**What is expected**
The lines below are to be quoted exactly, from the first through the one that contains "var width = 979, height = 730;".

Rows from a dataset of charts and code:
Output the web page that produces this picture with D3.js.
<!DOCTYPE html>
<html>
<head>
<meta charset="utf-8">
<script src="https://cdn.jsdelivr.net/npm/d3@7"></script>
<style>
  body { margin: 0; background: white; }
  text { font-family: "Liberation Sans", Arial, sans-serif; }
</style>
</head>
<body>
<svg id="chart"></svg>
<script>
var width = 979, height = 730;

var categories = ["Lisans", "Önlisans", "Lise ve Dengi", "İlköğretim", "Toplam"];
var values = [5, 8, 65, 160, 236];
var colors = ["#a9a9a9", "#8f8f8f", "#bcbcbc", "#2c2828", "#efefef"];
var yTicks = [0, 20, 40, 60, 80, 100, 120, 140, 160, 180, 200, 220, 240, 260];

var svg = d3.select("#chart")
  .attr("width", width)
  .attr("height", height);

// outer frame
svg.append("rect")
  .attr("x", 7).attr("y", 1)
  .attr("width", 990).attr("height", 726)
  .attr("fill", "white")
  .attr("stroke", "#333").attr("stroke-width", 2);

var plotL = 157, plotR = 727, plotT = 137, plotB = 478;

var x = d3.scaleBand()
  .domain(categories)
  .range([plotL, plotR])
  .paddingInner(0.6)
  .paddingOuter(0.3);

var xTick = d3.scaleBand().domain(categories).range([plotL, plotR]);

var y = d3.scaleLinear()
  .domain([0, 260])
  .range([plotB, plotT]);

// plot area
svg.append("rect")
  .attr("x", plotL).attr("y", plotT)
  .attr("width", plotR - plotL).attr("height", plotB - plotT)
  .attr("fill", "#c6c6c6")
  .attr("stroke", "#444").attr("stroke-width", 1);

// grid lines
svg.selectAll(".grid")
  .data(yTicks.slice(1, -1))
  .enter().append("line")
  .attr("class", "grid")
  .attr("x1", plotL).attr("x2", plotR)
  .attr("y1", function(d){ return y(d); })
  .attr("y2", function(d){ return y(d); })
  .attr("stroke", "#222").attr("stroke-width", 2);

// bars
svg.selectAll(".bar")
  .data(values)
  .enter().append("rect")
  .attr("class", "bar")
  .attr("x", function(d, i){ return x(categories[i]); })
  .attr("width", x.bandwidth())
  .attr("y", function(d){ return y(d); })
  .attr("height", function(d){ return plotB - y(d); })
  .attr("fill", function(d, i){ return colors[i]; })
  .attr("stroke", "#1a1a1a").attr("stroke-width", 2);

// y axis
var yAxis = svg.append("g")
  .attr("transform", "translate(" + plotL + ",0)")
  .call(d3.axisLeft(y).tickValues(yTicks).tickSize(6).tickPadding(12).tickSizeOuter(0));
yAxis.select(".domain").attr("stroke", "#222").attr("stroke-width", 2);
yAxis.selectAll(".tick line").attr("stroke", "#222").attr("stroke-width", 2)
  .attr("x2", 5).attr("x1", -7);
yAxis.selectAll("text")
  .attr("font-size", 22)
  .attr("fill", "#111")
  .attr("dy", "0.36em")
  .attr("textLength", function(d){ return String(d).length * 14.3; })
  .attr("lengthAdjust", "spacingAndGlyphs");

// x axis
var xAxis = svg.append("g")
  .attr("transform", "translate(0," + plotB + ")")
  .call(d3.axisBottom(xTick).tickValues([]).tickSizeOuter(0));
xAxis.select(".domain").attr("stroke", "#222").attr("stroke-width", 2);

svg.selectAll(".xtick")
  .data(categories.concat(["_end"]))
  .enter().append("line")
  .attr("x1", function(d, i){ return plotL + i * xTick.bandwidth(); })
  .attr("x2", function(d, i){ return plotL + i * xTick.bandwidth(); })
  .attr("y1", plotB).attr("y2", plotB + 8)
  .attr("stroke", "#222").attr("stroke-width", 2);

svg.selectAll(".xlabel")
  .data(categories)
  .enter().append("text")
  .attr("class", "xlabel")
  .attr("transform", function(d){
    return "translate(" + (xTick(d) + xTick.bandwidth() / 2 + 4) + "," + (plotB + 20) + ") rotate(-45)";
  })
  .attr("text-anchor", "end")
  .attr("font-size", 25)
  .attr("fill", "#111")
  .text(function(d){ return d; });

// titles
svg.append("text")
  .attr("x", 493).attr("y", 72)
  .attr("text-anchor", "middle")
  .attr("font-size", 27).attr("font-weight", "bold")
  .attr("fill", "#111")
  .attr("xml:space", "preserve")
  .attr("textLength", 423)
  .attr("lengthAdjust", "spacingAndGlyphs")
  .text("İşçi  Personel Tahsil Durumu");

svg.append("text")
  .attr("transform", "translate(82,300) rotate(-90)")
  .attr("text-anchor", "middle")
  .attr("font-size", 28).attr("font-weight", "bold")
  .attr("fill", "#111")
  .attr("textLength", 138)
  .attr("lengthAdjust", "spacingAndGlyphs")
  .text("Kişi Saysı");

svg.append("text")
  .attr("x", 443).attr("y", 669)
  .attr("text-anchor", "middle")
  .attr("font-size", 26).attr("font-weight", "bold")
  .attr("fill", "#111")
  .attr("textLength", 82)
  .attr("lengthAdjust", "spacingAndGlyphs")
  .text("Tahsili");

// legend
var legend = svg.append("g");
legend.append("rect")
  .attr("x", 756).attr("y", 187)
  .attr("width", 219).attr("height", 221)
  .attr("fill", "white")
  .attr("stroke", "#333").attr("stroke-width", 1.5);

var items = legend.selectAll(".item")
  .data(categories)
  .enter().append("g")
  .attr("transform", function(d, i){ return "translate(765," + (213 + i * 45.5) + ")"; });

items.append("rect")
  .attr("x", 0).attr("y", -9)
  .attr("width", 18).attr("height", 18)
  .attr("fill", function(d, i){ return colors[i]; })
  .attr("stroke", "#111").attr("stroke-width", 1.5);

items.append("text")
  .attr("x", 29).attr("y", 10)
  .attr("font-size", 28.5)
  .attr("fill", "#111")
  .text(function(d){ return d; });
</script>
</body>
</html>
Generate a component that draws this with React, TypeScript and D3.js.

**Answer in full**
Output the web page that produces this picture with D3.js.
<!DOCTYPE html>
<html>
<head>
<meta charset="utf-8">
<script src="https://cdn.jsdelivr.net/npm/d3@7"></script>
<style>
  body { margin: 0; background: white; }
  text { font-family: "Liberation Sans", Arial, sans-serif; }
</style>
</head>
<body>
<svg id="chart"></svg>
<script>
var width = 979, height = 730;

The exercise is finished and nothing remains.